» **Exercise objective**
Print only the lines from the top of the data through the line with "var postFlux = [63.5, 20, 20];", both included, skipping every picture.

» **Given data**
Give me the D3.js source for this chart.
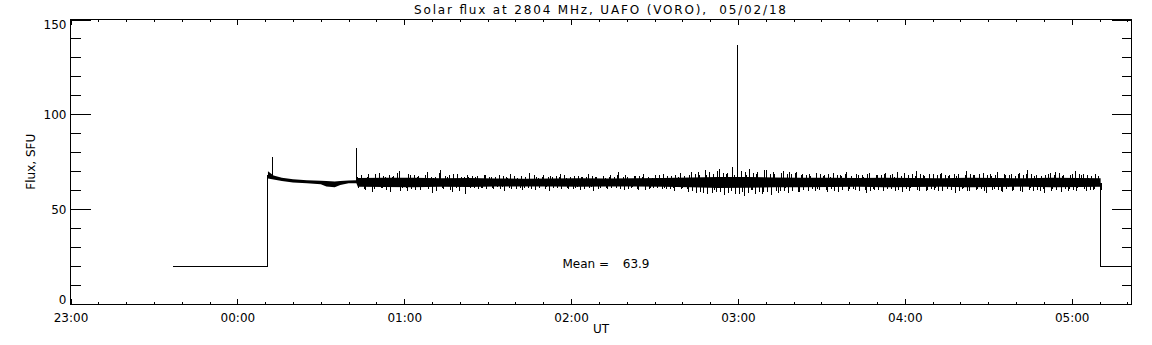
<!DOCTYPE html>
<html>
<head>
<meta charset="utf-8">
<script src="https://cdn.jsdelivr.net/npm/d3@7"></script>
<style>
  body { margin: 0; background: #fff; }
  svg text { font-family: "DejaVu Sans", sans-serif; font-size: 12px; fill: #000; }
  .axis path.domain { display: none; }
  .axis line { stroke: #000; shape-rendering: crispEdges; }
</style>
</head>
<body>
<div id="chart"></div>
<script>

// ---- data (minutes after 23:00 UT, flux in SFU) ----
var titleText = "Solar flux at 2804 MHz, UAFO (VORO),  05/02/18";
var meanValue = 63.9;

var hourTicks = [0, 60, 120, 180, 240, 300, 360];
var hourLabels = ["23:00", "00:00", "01:00", "02:00", "03:00", "04:00", "05:00"];
var fluxTicks = [0, 50, 100, 150];

// off-sun level before the antenna was pointed
var preTime = [36.9, 71.0, 71.0];
var preFlux = [20, 20, 68];

// off-sun level after tracking stopped
var postTime = [370.4, 370.4, 381.5];
var postFlux = [63.5, 20, 20];

// dense core of the record
var coreTime = [71.0, 73, 76, 80, 85, 90, 92, 95, 97, 100, 102.8, 103.3, 113, 123, 133, 143, 153, 163, 173, 183, 193, 203, 213, 223, 233, 243, 253, 263, 273, 283, 293, 303, 313, 323, 333, 343, 353, 363, 370.4];
var coreLo = [66.2, 65.6, 64.8, 64.0, 63.6, 63.2, 62.0, 61.6, 62.8, 63.6, 63.6, 61.8, 61.7, 61.6, 61.8, 61.7, 62.0, 61.9, 62.0, 61.8, 62.0, 61.9, 61.8, 61.5, 61.2, 61.3, 61.5, 61.6, 61.7, 61.8, 61.6, 61.7, 61.8, 61.6, 61.7, 61.8, 61.6, 61.7, 61.8];
var coreHi = [70.0, 67.8, 66.5, 65.8, 65.3, 65.0, 64.8, 64.6, 64.8, 65.1, 65.2, 66.4, 66.5, 66.6, 66.3, 66.4, 66.2, 66.1, 66.2, 66.3, 66.2, 66.3, 66.4, 66.7, 67.0, 66.9, 66.7, 66.5, 66.5, 66.4, 66.5, 66.4, 66.3, 66.5, 66.4, 66.3, 66.5, 66.4, 66.3];

// noisy part: mean level and extreme readings, one per minute in each set
var noiseLevel = 64;
var noiseStep = 1;
var noiseStartA = 103.2;
var noiseFluxA = [
  67.2, 62.5, 65.8, 59.9, 68.4, 66.1, 60.7, 63.0, 69.1, 61.4,
  66.9, 64.2, 58.8, 67.7, 62.9, 70.3, 61.0, 65.5, 59.6, 68.0,
  63.8, 60.3, 67.4, 66.0, 61.6, 69.4, 62.2, 58.5, 66.8, 64.9,
  70.6, 60.8, 63.6, 67.9, 59.2, 65.7, 68.5, 61.9, 62.8, 58.1,
  66.9, 62.3, 60.9, 67.6, 64.5, 61.4, 68.2, 63.1, 66.7, 60.6,
  65.3, 67.8, 61.9, 59.8, 66.2, 68.6, 62.6, 60.7, 64.0, 67.3,
  61.2, 65.9, 68.9, 62.0, 60.2, 66.5, 63.7, 67.9, 61.6, 59.5,
  67.0, 64.4, 61.0, 68.3, 62.8, 66.4, 60.4, 65.2, 67.5, 61.8,
  60.3, 66.8, 63.2, 68.7, 61.5, 59.7, 67.2, 64.8, 62.1, 66.6,
  60.8, 68.0, 63.5, 61.2, 69.8, 62.4, 60.1, 67.1, 65.0, 61.7,
  67.7, 59.9, 64.1, 68.4, 62.7, 60.6, 66.3, 67.9, 61.3, 63.9,
  68.6, 60.5, 65.6, 67.4, 59.4, 62.9, 69.2, 61.1, 66.0, 59.0,
  69.6, 62.4, 58.6, 67.8, 64.3, 70.9, 57.9, 63.5, 68.7, 59.2,
  71.4, 61.8, 57.4, 69.3, 65.1, 72.3, 58.2, 62.7, 70.2, 56.7,
  68.1, 71.0, 60.3, 57.8, 69.8, 64.6, 58.9, 70.6, 62.0, 57.5,
  68.8, 65.9, 59.6, 70.1, 61.4, 58.4, 68.3, 63.2, 69.4, 58.9,
  68.4, 61.9, 59.5, 67.7, 64.7, 69.2, 60.3, 62.6, 68.0, 59.3,
  66.9, 69.3, 61.5, 58.9, 67.5, 63.4, 69.6, 60.6, 65.8, 59.9,
  68.1, 62.2, 66.7, 58.6, 69.0, 64.9, 60.2, 67.8, 61.6, 59.7,
  68.9, 63.3, 60.5, 67.2, 69.5, 62.0, 58.8, 66.4, 68.2, 60.9,
  64.1, 69.9, 59.4, 62.8, 67.6, 60.1, 65.4, 68.8, 61.2, 59.6,
  69.3, 63.0, 60.7, 67.9, 62.5, 58.7, 68.5, 65.2, 61.1, 70.2,
  59.8, 63.8, 68.0, 60.4, 66.6, 69.1, 58.4, 62.4, 67.4, 60.8,
  69.7, 64.4, 59.1, 67.8, 61.7, 68.6, 60.2, 63.6, 69.2, 58.9,
  65.7, 70.4, 61.3, 59.6, 68.1, 62.9, 67.3, 58.6, 64.8, 68.9,
  60.4, 69.4, 62.3, 59.3, 67.9, 65.3, 60.6, 68.7, 70.0, 61.0,
  63.1, 68.3, 59.8, 66.2, 67.7, 60.7, 64.6, 59.9
];
var noiseStartB = 103.7;
var noiseFluxB = [
  61.2, 67.9, 60.4, 66.8, 62.1, 59.3, 68.7, 66.5, 60.9, 67.3,
  60.2, 68.1, 66.7, 61.5, 69.0, 59.8, 66.6, 61.3, 68.4, 60.7,
  67.8, 66.9, 60.1, 61.7, 68.2, 60.5, 67.1, 66.4, 59.7, 68.9,
  61.0, 67.5, 66.8, 60.3, 68.6, 61.4, 59.4, 67.2, 66.9, 68.0,
  61.1, 67.4, 66.8, 60.7, 61.3, 67.9, 60.5, 67.1, 60.9, 66.7,
  61.6, 60.4, 67.7, 66.9, 61.2, 60.8, 67.5, 66.6, 61.4, 60.3,
  67.2, 61.0, 60.6, 67.8, 66.9, 61.3, 67.0, 60.7, 66.8, 67.6,
  60.9, 67.3, 66.7, 60.5, 67.9, 61.1, 66.9, 60.6, 61.2, 67.4,
  67.1, 60.8, 66.7, 61.0, 67.7, 66.8, 60.4, 61.3, 67.5, 60.9,
  67.2, 61.2, 66.9, 67.8, 60.6, 66.7, 68.1, 60.8, 61.1, 67.3,
  60.7, 67.6, 66.8, 60.3, 67.0, 61.4, 60.9, 66.6, 67.9, 60.5,
  61.0, 67.4, 60.6, 61.2, 67.8, 66.9, 60.4, 67.5, 60.8, 67.9,
  59.4, 68.6, 69.8, 59.1, 58.7, 67.9, 69.4, 58.5, 60.2, 70.3,
  58.9, 69.1, 68.7, 58.3, 59.6, 68.2, 69.9, 57.8, 59.2, 69.5,
  58.6, 60.1, 69.2, 68.8, 59.0, 58.2, 70.4, 59.3, 68.5, 69.7,
  59.5, 58.4, 69.0, 59.8, 68.3, 69.6, 59.7, 68.9, 58.8, 68.1,
  60.1, 67.8, 68.5, 60.4, 59.5, 60.7, 68.3, 67.6, 59.9, 68.7,
  60.5, 59.7, 68.1, 67.9, 60.2, 68.4, 59.6, 67.7, 60.8, 68.6,
  59.8, 68.0, 60.3, 68.8, 59.4, 60.6, 68.2, 59.9, 67.8, 68.5,
  60.4, 67.9, 68.6, 59.7, 60.1, 67.7, 68.9, 60.5, 59.8, 68.3,
  67.6, 60.2, 68.4, 67.8, 59.5, 68.7, 60.6, 59.9, 67.9, 68.5,
  59.6, 68.2, 67.7, 60.3, 68.6, 67.5, 59.8, 60.4, 68.0, 59.7,
  68.3, 67.8, 59.9, 68.7, 60.5, 59.6, 67.9, 68.4, 60.2, 68.1,
  60.0, 59.7, 68.5, 60.4, 68.2, 59.8, 67.6, 68.8, 59.5, 67.9,
  68.3, 59.9, 68.6, 67.7, 60.3, 59.6, 60.7, 67.8, 68.4, 59.8,
  67.9, 60.1, 68.9, 67.5, 60.5, 59.4, 68.1, 60.2, 59.7, 68.6,
  68.0, 60.6, 67.8, 59.9, 60.3, 68.4, 67.6, 60.1
];

// short bursts
var spikeTime = [72.5, 102.8, 239.7];
var spikeBase = [68, 64, 64];
var spikeTop = [77.5, 82.2, 136.3];


/*
 * FluxChart - draws the radio flux record
 */

FluxChart = function(_parentElement){
    this.parentElement = _parentElement;
    this.initVis();
}

FluxChart.prototype.initVis = function(){
    var vis = this;
    vis.margin = {top: 19.5, right: 20.5, bottom: 41, left: 70.5};
    vis.width = 1152 - vis.margin.left - vis.margin.right;
    vis.height = 345 - vis.margin.top - vis.margin.bottom;

    vis.svg = d3.select("#" + vis.parentElement).append("svg")
        .attr("width", 1152)
        .attr("height", 345)
        .append("g")
        .attr("transform", "translate(" + vis.margin.left + "," + vis.margin.top + ")");

    vis.x = d3.scaleLinear().domain([0, 381.5]).range([0, vis.width]);
    vis.y = d3.scaleLinear().domain([0, 150]).range([vis.height, 0]);

    vis.wrangleData();
}

FluxChart.prototype.wrangleData = function(){
    var vis = this;

    vis.prePoints = preTime.map((t, i) => [t, preFlux[i]]);
    vis.postPoints = postTime.map((t, i) => [t, postFlux[i]]);
    vis.corePoints = coreTime.map((t, i) => ({t: t, lo: coreLo[i], hi: coreHi[i]}));

    vis.noisePoints = noiseFluxA.map((v, i) => ({t: noiseStartA + i * noiseStep, base: noiseLevel, top: v}))
        .concat(noiseFluxB.map((v, i) => ({t: noiseStartB + i * noiseStep, base: noiseLevel, top: v})));
    vis.spikes = spikeTime.map((t, i) => ({t: t, base: spikeBase[i], top: spikeTop[i]}));

    vis.updateVis();
}

FluxChart.prototype.updateVis = function(){
    var vis = this;

    // axes (ticks point inward, like the original plot)
    var minorX = d3.range(0, 381.5, 10);
    var minorY = d3.range(0, 151, 10);

    vis.svg.append("g").attr("class", "axis")
        .attr("transform", "translate(0," + vis.height + ")")
        .call(d3.axisBottom(vis.x).tickValues(minorX).tickSize(-2.5).tickFormat(""));
    vis.svg.append("g").attr("class", "axis x-axis")
        .attr("transform", "translate(0," + vis.height + ")")
        .call(d3.axisBottom(vis.x).tickValues(hourTicks).tickSize(-5).tickPadding(9)
            .tickFormat((d, i) => hourLabels[i]));
    vis.svg.append("g").attr("class", "axis")
        .call(d3.axisTop(vis.x).tickValues(minorX).tickSize(-2.5).tickFormat(""));
    vis.svg.append("g").attr("class", "axis")
        .call(d3.axisTop(vis.x).tickValues(hourTicks).tickSize(-5.5).tickFormat(""));

    vis.svg.append("g").attr("class", "axis")
        .call(d3.axisLeft(vis.y).tickValues(minorY).tickSize(-10).tickFormat(""));
    vis.svg.append("g").attr("class", "axis y-axis")
        .call(d3.axisLeft(vis.y).tickValues(fluxTicks).tickSize(-20).tickPadding(4));
    vis.svg.append("g").attr("class", "axis")
        .attr("transform", "translate(" + vis.width + ",0)")
        .call(d3.axisRight(vis.y).tickValues(minorY).tickSize(-10).tickFormat(""));
    vis.svg.append("g").attr("class", "axis")
        .attr("transform", "translate(" + vis.width + ",0)")
        .call(d3.axisRight(vis.y).tickValues(fluxTicks).tickSize(-20).tickFormat(""));

    vis.svg.selectAll(".axis text").attr("font-size", 12).attr("font-family", null);

    // keep end labels inside the frame height, as IDL does
    vis.svg.selectAll(".y-axis .tick text")
        .attr("dy", d => d == 0 ? "-0.05em" : (d == 150 ? "0.72em" : "0.36em"));

    // frame
    vis.svg.append("rect")
        .attr("width", vis.width)
        .attr("height", vis.height)
        .attr("fill", "none")
        .attr("stroke", "#000")
        .attr("shape-rendering", "crispEdges");

    // data
    var line = d3.line().x(d => vis.x(d[0])).y(d => vis.y(d[1]));
    var band = d3.area()
        .x(d => vis.x(d.t))
        .y0(d => vis.y(d.lo))
        .y1(d => vis.y(d.hi));

    vis.svg.append("path")
        .datum(vis.corePoints)
        .attr("d", band)
        .attr("fill", "#000");

    vis.svg.selectAll(".flux-line")
        .data([vis.prePoints, vis.postPoints])
        .enter().append("path")
        .attr("class", "flux-line")
        .attr("d", line)
        .attr("fill", "none")
        .attr("stroke", "#000")
        .attr("stroke-width", 1)
        .attr("shape-rendering", "crispEdges");

    // every reading as a thin vertical stroke from the mean level
    vis.svg.selectAll(".spike")
        .data(vis.noisePoints.concat(vis.spikes))
        .enter().append("line")
        .attr("class", "spike")
        .attr("x1", d => vis.x(d.t))
        .attr("x2", d => vis.x(d.t))
        .attr("y1", d => vis.y(d.base))
        .attr("y2", d => vis.y(d.top))
        .attr("stroke", "#000")
        .attr("shape-rendering", "crispEdges");

    // titles
    vis.svg.append("text")
        .attr("x", 600 - vis.margin.left)
        .attr("y", 13.5 - vis.margin.top)
        .attr("text-anchor", "middle")
        .attr("textLength", 372)
        .attr("lengthAdjust", "spacing")
        .style("white-space", "pre")
        .text(titleText);

    vis.svg.append("text")
        .attr("x", 601 - vis.margin.left)
        .attr("y", vis.height + 28.5)
        .attr("text-anchor", "middle")
        .text("UT");

    vis.svg.append("text")
        .attr("transform", "translate(" + (35 - vis.margin.left) + "," + (vis.height / 2) + ") rotate(-90)")
        .attr("text-anchor", "middle")
        .text("Flux, SFU");

    vis.svg.append("text")
        .attr("x", 562.5 - vis.margin.left)
        .attr("y", 267.5 - vis.margin.top)
        .text("Mean =");
    vis.svg.append("text")
        .attr("x", 649.5 - vis.margin.left)
        .attr("y", 267.5 - vis.margin.top)
        .attr("text-anchor", "end")
        .text(d3.format(".1f")(meanValue));
}

new FluxChart("chart");
</script>
</body>
</html>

» **Reply**
Give me the D3.js source for this chart.
<!DOCTYPE html>
<html>
<head>
<meta charset="utf-8">
<script src="https://cdn.jsdelivr.net/npm/d3@7"></script>
<style>
  body { margin: 0; background: #fff; }
  svg text { font-family: "DejaVu Sans", sans-serif; font-size: 12px; fill: #000; }
  .axis path.domain { display: none; }
  .axis line { stroke: #000; shape-rendering: crispEdges; }
</style>
</head>
<body>
<div id="chart"></div>
<script>

// ---- data (minutes after 23:00 UT, flux in SFU) ----
var titleText = "Solar flux at 2804 MHz, UAFO (VORO),  05/02/18";
var meanValue = 63.9;

var hourTicks = [0, 60, 120, 180, 240, 300, 360];
var hourLabels = ["23:00", "00:00", "01:00", "02:00", "03:00", "04:00", "05:00"];
var fluxTicks = [0, 50, 100, 150];

// off-sun level before the antenna was pointed
var preTime = [36.9, 71.0, 71.0];
var preFlux = [20, 20, 68];

// off-sun level after tracking stopped
var postTime = [370.4, 370.4, 381.5];
var postFlux = [63.5, 20, 20];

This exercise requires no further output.